Task objective:
Without the pictures, output the lines of the material from the very first through the one that holds "plt.rcParams['font.family'] = ['Liberation".

Raw data:
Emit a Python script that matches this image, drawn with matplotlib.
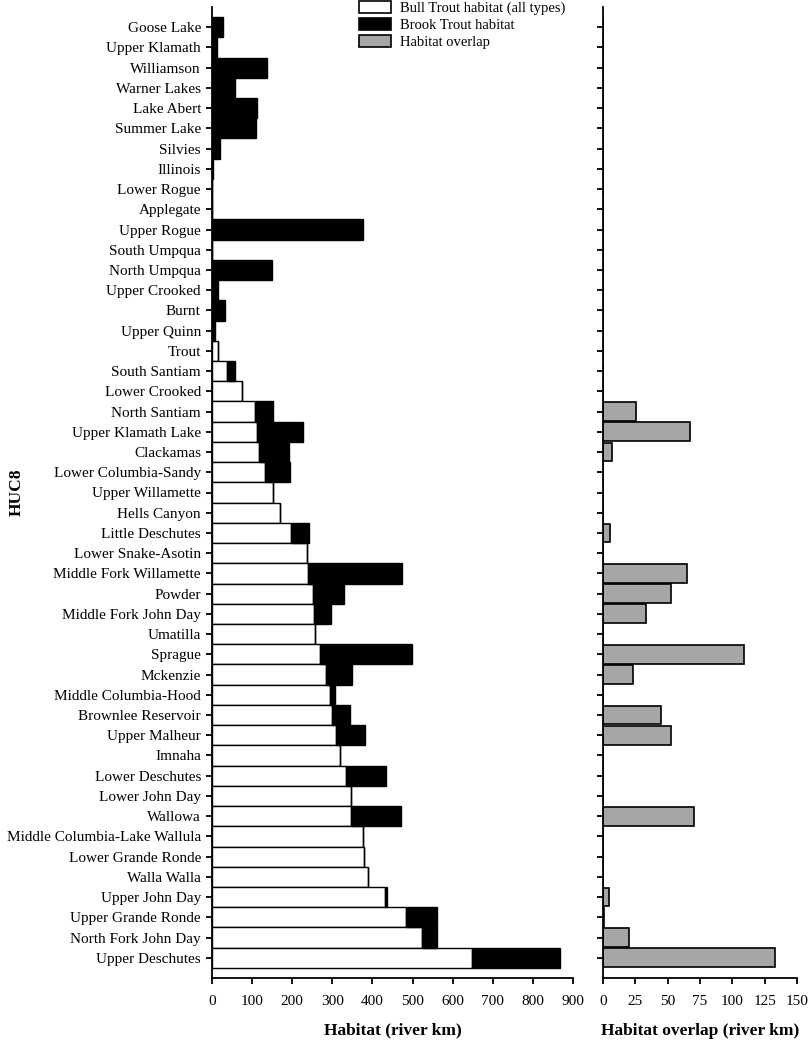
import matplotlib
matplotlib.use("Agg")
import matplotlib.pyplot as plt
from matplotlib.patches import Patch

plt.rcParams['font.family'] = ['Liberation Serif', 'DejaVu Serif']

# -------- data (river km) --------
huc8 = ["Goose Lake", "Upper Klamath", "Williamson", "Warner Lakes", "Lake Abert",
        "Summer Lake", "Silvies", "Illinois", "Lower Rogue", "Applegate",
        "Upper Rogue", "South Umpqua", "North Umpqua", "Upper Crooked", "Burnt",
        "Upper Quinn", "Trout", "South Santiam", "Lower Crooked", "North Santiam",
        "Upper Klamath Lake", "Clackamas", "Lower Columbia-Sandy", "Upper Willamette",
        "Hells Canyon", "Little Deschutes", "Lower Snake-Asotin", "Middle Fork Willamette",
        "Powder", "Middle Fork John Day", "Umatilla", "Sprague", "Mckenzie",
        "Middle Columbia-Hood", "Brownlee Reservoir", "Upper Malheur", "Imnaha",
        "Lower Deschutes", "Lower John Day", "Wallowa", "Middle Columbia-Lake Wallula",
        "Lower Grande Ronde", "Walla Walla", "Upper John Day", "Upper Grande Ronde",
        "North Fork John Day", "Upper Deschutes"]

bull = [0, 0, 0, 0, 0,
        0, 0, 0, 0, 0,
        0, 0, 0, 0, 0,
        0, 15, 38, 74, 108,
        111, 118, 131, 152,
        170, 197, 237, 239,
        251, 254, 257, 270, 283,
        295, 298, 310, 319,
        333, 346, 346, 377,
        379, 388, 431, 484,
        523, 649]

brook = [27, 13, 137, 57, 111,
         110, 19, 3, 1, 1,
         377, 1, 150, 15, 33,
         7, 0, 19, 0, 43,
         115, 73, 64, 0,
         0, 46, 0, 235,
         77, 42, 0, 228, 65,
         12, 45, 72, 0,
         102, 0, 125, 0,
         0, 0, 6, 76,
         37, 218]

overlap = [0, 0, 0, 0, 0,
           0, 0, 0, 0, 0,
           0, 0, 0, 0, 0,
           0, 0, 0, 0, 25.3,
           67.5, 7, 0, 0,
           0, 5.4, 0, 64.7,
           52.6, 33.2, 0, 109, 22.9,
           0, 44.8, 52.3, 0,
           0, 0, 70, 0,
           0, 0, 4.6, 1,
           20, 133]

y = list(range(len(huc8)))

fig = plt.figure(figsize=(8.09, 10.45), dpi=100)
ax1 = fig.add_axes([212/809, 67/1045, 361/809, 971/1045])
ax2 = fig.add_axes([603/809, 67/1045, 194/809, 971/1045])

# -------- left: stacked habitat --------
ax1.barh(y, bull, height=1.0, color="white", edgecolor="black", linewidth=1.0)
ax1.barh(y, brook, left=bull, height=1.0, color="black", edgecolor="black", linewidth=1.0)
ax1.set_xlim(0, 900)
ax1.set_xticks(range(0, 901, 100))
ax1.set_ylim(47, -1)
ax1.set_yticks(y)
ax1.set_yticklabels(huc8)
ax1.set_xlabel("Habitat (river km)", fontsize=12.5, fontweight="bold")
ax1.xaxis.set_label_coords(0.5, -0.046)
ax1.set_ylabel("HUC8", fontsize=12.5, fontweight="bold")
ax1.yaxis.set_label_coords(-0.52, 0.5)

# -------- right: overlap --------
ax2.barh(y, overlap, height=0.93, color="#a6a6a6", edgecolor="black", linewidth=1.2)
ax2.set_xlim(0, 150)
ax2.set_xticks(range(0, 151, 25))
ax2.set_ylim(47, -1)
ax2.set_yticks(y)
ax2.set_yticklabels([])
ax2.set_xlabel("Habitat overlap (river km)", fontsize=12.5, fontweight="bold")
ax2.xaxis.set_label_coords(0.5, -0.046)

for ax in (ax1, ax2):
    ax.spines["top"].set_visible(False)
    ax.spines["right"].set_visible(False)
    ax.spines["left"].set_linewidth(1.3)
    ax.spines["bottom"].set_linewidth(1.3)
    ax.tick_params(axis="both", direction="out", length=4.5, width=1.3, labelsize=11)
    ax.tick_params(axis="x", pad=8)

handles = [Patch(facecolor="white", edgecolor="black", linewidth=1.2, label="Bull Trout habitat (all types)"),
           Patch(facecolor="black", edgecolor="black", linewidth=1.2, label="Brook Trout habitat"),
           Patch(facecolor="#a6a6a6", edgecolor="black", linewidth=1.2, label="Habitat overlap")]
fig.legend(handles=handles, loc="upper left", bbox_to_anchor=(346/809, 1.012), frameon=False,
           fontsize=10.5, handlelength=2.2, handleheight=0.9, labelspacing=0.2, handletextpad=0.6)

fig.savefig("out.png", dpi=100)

Reply to the task:
Emit a Python script that matches this image, drawn with matplotlib.
import matplotlib
matplotlib.use("Agg")
import matplotlib.pyplot as plt
from matplotlib.patches import Patch

plt.rcParams['font.family'] = ['Liberation Serif', 'DejaVu Serif']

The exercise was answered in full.